Schmidt is working toward chemical sensing of single molecules using liquid-core waveguides. He also sees potential applications for gas-core waveguides in the areas of atomic physics and quantum optics.

The researchers chose silicon nitride and silicon dioxide as cladding materials for the hollow-core waveguides because of their compatibility with microfabrication techniques and the potential for integration with silicon-based electronics. The cladding layers go over a sacrificial layer that later etches away to create the hollow core, which has a rectangular shape. With a thickness of 3.5 microns and a width of 9 microns, it is the smallest hollow light guide ever made.

"We can make many waveguides in parallel on a chip, so you can imagine probing 20-30 channels at one time, with each channel containing a different sample," Schmidt said. "And because it is all silicon technology, we can integrate it with electrical contacts and even put a silicon photodetector right on the chip."

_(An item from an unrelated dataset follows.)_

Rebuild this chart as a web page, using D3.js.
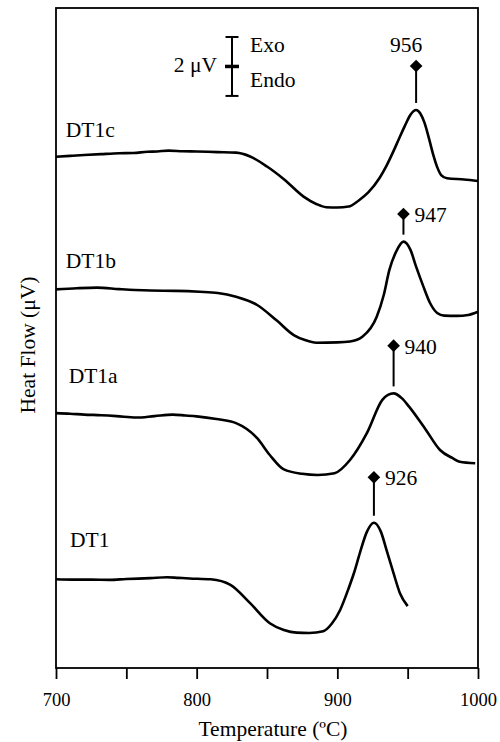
<!DOCTYPE html>
<html>
<head>
<meta charset="utf-8">
<script src="https://cdn.jsdelivr.net/npm/d3@7"></script>
<style>
  body { margin: 0; background: #fff; }
  svg text { font-family: "Liberation Serif", "Times New Roman", serif; fill: #000; }
</style>
</head>
<body>
<svg id="chart" width="500" height="742"></svg>
<script>
// DTA traces, heat flow in uV (curves stacked with offsets), temperature in degC
var seriesNames = ["DT1c", "DT1b", "DT1a", "DT1"];

var dt1c = [[700,17.35],[710,17.38],[720,17.41],[732,17.44],[745,17.47],[755,17.48],[765,17.52],[772,17.53],[780,17.56],[790,17.54],[800,17.53],[808,17.52],[815,17.51],[828,17.49],[838,17.36],[850,17.02],[862,16.59],[876,16.00],[885,15.75],[892,15.64],[900,15.63],[908,15.66],[915,15.86],[922,16.14],[930,16.63],[935,17.05],[940,17.55],[944,17.98],[948,18.40],[952,18.78],[956,18.94],[959,18.82],[962,18.50],[965,18.00],[968,17.45],[971,17.00],[974,16.72],[978,16.62],[990,16.58],[1000,16.53]];

var dt1b = [[700,12.85],[715,12.89],[729,12.91],[745,12.86],[756,12.83],[767,12.81],[785,12.80],[802,12.77],[815,12.73],[828,12.60],[843,12.32],[857,11.79],[869,11.30],[877,11.13],[885,11.04],[900,11.05],[909,11.08],[918,11.25],[928,11.92],[933,12.66],[937,13.51],[942,14.15],[947,14.47],[952,14.19],[956,13.62],[961,12.97],[966,12.38],[971,12.05],[976,11.96],[985,11.95],[993,11.98],[1000,12.09]];

var dt1a = [[700,8.65],[710,8.63],[720,8.60],[732,8.58],[743,8.55],[757,8.50],[770,8.55],[783,8.60],[792,8.57],[800,8.54],[814,8.45],[828,8.31],[843,7.80],[852,7.23],[862,6.74],[875,6.59],[886,6.55],[898,6.61],[909,7.06],[921,7.97],[932,9.10],[936,9.27],[940,9.32],[946,9.15],[951,8.87],[963,8.08],[973,7.40],[982,7.12],[987,7.00],[998,6.95]];

var dt1 = [[700,3.01],[712,3.00],[725,3.00],[738,2.99],[750,3.02],[767,3.05],[779,3.08],[787,3.06],[795,3.04],[810,3.01],[824,2.82],[838,2.20],[852,1.52],[862,1.29],[871,1.20],[880,1.19],[890,1.25],[896,1.50],[902,1.97],[908,2.70],[912,3.25],[916,3.90],[921,4.62],[926,4.93],[931,4.62],[935,4.00],[940,3.21],[944.5,2.54],[950,2.10]];

var seriesData = [dt1c, dt1b, dt1a, dt1];
var peakTemps = [956, 947, 940, 926];
var markerLevels = [20.43, 15.41, 10.94, 6.47];   // diamond height, uV
var nameLabelAt = [[707, 18.02], [707, 13.57], [709, 9.67], [710, 4.11]];

var xTicks = [700, 750, 800, 850, 900, 950, 1000];
var xTickLabels = [700, 800, 900, 1000];
var scaleBarUV = 2;

var svg = d3.select("#chart"),
    margin = {top: 8, right: 22, bottom: 74, left: 56},
    width = 500 - margin.left - margin.right,
    height = 742 - margin.top - margin.bottom,
    g = svg.append("g").attr("transform", "translate(" + margin.left + "," + margin.top + ")");

var x = d3.scaleLinear().domain([700, 1000]).range([0, width]);
var y = d3.scaleLinear().domain([0, 22.4]).range([height, 0]);

// frame
g.append("rect")
    .attr("width", width).attr("height", height)
    .attr("fill", "none").attr("stroke", "#000").attr("stroke-width", 1.8);

// bottom axis, ticks pointing down
var xAxis = d3.axisBottom(x).tickValues(xTicks).tickSize(11)
    .tickFormat(d => xTickLabels.indexOf(d) >= 0 ? d : "");
var ax = g.append("g").attr("transform", "translate(0," + height + ")").call(xAxis);
ax.select(".domain").remove();
ax.selectAll("line").attr("stroke", "#000").attr("stroke-width", 1.8);
ax.selectAll("text")
    .attr("y", 38).attr("dy", 0)
    .style("font-family", "Liberation Serif, serif").style("font-size", "18.5px");

// axis titles
svg.append("text")
    .attr("x", margin.left + width / 2 + 6).attr("y", 736)
    .attr("text-anchor", "middle").style("font-size", "21.5px")
    .text("Temperature (ºC)");
svg.append("text")
    .attr("transform", "translate(35," + (margin.top + 337) + ") rotate(-90)")
    .attr("text-anchor", "middle").style("font-size", "21.5px")
    .text("Heat Flow (μV)");

// curves
var line = d3.line()
    .x(d => x(d[0])).y(d => y(d[1]))
    .curve(d3.curveMonotoneX);

g.selectAll(".trace")
    .data(seriesData).enter()
    .append("path")
    .attr("class", "trace")
    .attr("d", line)
    .attr("fill", "none").attr("stroke", "#000")
    .attr("stroke-width", 2.6).attr("stroke-linejoin", "round");

// curve names
g.selectAll(".name")
    .data(seriesNames).enter()
    .append("text")
    .attr("x", (d, i) => x(nameLabelAt[i][0]))
    .attr("y", (d, i) => y(nameLabelAt[i][1]))
    .style("font-size", "21.5px")
    .text(d => d);

// peak markers: stem + diamond + temperature
var diamond = d3.symbol().type(d3.symbolSquare).size(80);
peakTemps.forEach(function(t, i) {
    var peak = d3.max(seriesData[i], d => d[1]);
    var px = x(t), py = y(markerLevels[i]);
    g.append("line")
        .attr("x1", px).attr("x2", px)
        .attr("y1", py).attr("y2", y(peak) - 7)
        .attr("stroke", "#000").attr("stroke-width", 2);
    g.append("path")
        .attr("d", diamond)
        .attr("transform", "translate(" + px + "," + py + ") rotate(45)")
        .attr("fill", "#000");
    var lbl = g.append("text").style("font-size", "21.5px").text(t);
    if (i == 0) {
        lbl.attr("x", px - 10).attr("y", py - 14).attr("text-anchor", "middle");
    } else {
        lbl.attr("x", px + 11).attr("y", py + 8);
    }
});

// 2 uV scale bar with Exo / Endo
var barX = 232 - margin.left,
    barTop = 37 - margin.top,
    barBot = barTop + (y(0) - y(scaleBarUV)),
    barMid = (barTop + barBot) / 2;
var sb = g.append("g").attr("stroke", "#000");
sb.append("line").attr("x1", barX).attr("x2", barX).attr("y1", barTop).attr("y2", barBot).attr("stroke-width", 2);
sb.append("line").attr("x1", barX - 6.5).attr("x2", barX + 6.5).attr("y1", barTop).attr("y2", barTop).attr("stroke-width", 2);
sb.append("line").attr("x1", barX - 6.5).attr("x2", barX + 6.5).attr("y1", barBot).attr("y2", barBot).attr("stroke-width", 2);
sb.append("line").attr("x1", barX - 7).attr("x2", barX + 7).attr("y1", barMid).attr("y2", barMid).attr("stroke-width", 3.5);
g.append("text").attr("x", barX - 15).attr("y", barMid + 6)
    .attr("text-anchor", "end").style("font-size", "21.5px").text("2 μV");
g.append("text").attr("x", barX + 18).attr("y", barMid - 14)
    .style("font-size", "21.5px").text("Exo");
g.append("text").attr("x", barX + 18).attr("y", barMid + 21)
    .style("font-size", "21.5px").text("Endo");
</script>
</body>
</html>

Schmidt's team has also made two-dimensional arrays of waveguides that connect with each other at 90-degree angles, another useful feature made possible by silicon microfabrication techniques.

The researchers have been able to detect molecular fluorescence from a liquid sample in the core of the waveguide, using light from a helium-neon laser to stimulate a fluorescent dye. The experiment detected fluorescence from 800 molecules of dye in a sample volume of 200 picoliters (a picoliter is one trillionth of a liter). Further refinements should enable detection of single molecules, Schmidt said.

Fiberoptic connections can channel light into the waveguides, which could also be coupled with microfluidics systems-or "labs on a chip"-to control the flow of samples into and out of the waveguide cores.